Calculating the Total Cost of your Data Protection
by David Merrill on Mar 19, 2013
In my last blog post, I introduced a 4-part blog series on the economics or costs of data protection. My colleagues Ros and Claus also are writing a parallel set of blogs on the technology behind data protection. My boss Hu Yoshida also posted compelling points in a blog from 2 months ago, and an experience where only 12% of a customer’s data storage was 1st instance data.
As fate would have it, IDC published a recent report from Laura DuBois, Richard L. Villars, Brad Nisbet entitled “The Copy Data Problem: An Order of Magnitude Analysis.” It is an excellent read, with high points being:
- IDC estimates that in 2012, more than 60% of enterprise disk storage systems (DSS) capacity may have been made of copy data
- Similarly, in 2012, copy data made up nearly 85% of hardware purchases and 65% of storage infrastructure software revenue
- IDC projects that data protection infrastructure will cost businesses $44 Billion in 2013
- They go on to say that the growth of data is bordering on paranoia
So with this as a backdrop, let’s walk through a process to actually calculate the costs of data protection. First, we have to determine what cost elements we should use in a TCO analysis. Luckily HDS has a robust methodology called Storage Economics that provides 34 different cost areas to use in this approach. See these papers and books for more on the 34 costs.
Next, we need to isolate the costs and align them to the different data protection techniques outlined in my first blog. These costs tend to be hard costs, or direct costs. You can add soft costs as well, but for this exercise hard cost calculations will be more impactful to management for them to see what this insurance is really costing. We will handle the risk costs in another part of this data protection blog series, as these risks need to be quantified and dollarized as part of the annualized loss expectancy.
Here is a simple correlation to some of the costs on the far left side, and how these costs may exist in the several data protection methods.

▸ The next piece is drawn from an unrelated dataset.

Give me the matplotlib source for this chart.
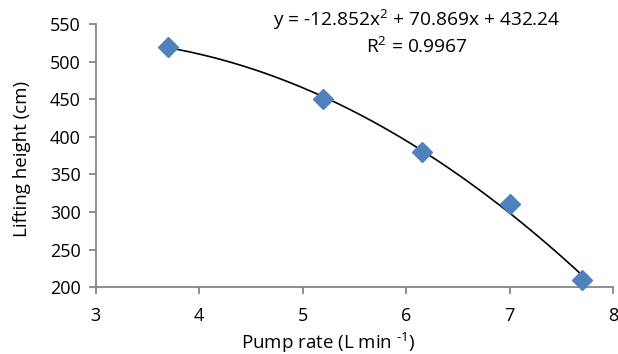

With this framework you are now able to do this math on your own, to calculate techniques unit costs and total costs of data protection. HDS has tools and services to help you if you want to do this a little faster and with people who do this several times a month instead of once in a career.
I also recommend not only measuring data protection cost per usable TB, but also dividing these costs by the 1st instance capacity that you are protecting or in other words, the total cost of data ownership (TCDO). This gives a better metric going forward with improvement and cost reduction plans. With this framework in place, you are now able to start calculating the total cost of your data protection strategy.
Comments (2 )
Very good points. I think HP has put together a document that addresses some of the things you are talking about in a very detailed format – http://www.hpl.hp.com/techreports/2005/HPL-2005-107R1.pdf
If you have more content, I would really be interested in knowing more.
Thanks for sending me this paper – it’s a good paper on the physical attributes and characterizations of the physical data center costs. But it does not address the various costs that contribute to data protection. Certainly power, cooling, labor, and floor space are components of this cost (as outlined in the paper) but we also have to quantify outage risk, recovery time, recovery time risk etc. That said, it’s a very good overview of how the mechanics of costing out the physical center can be derived. Thanks again.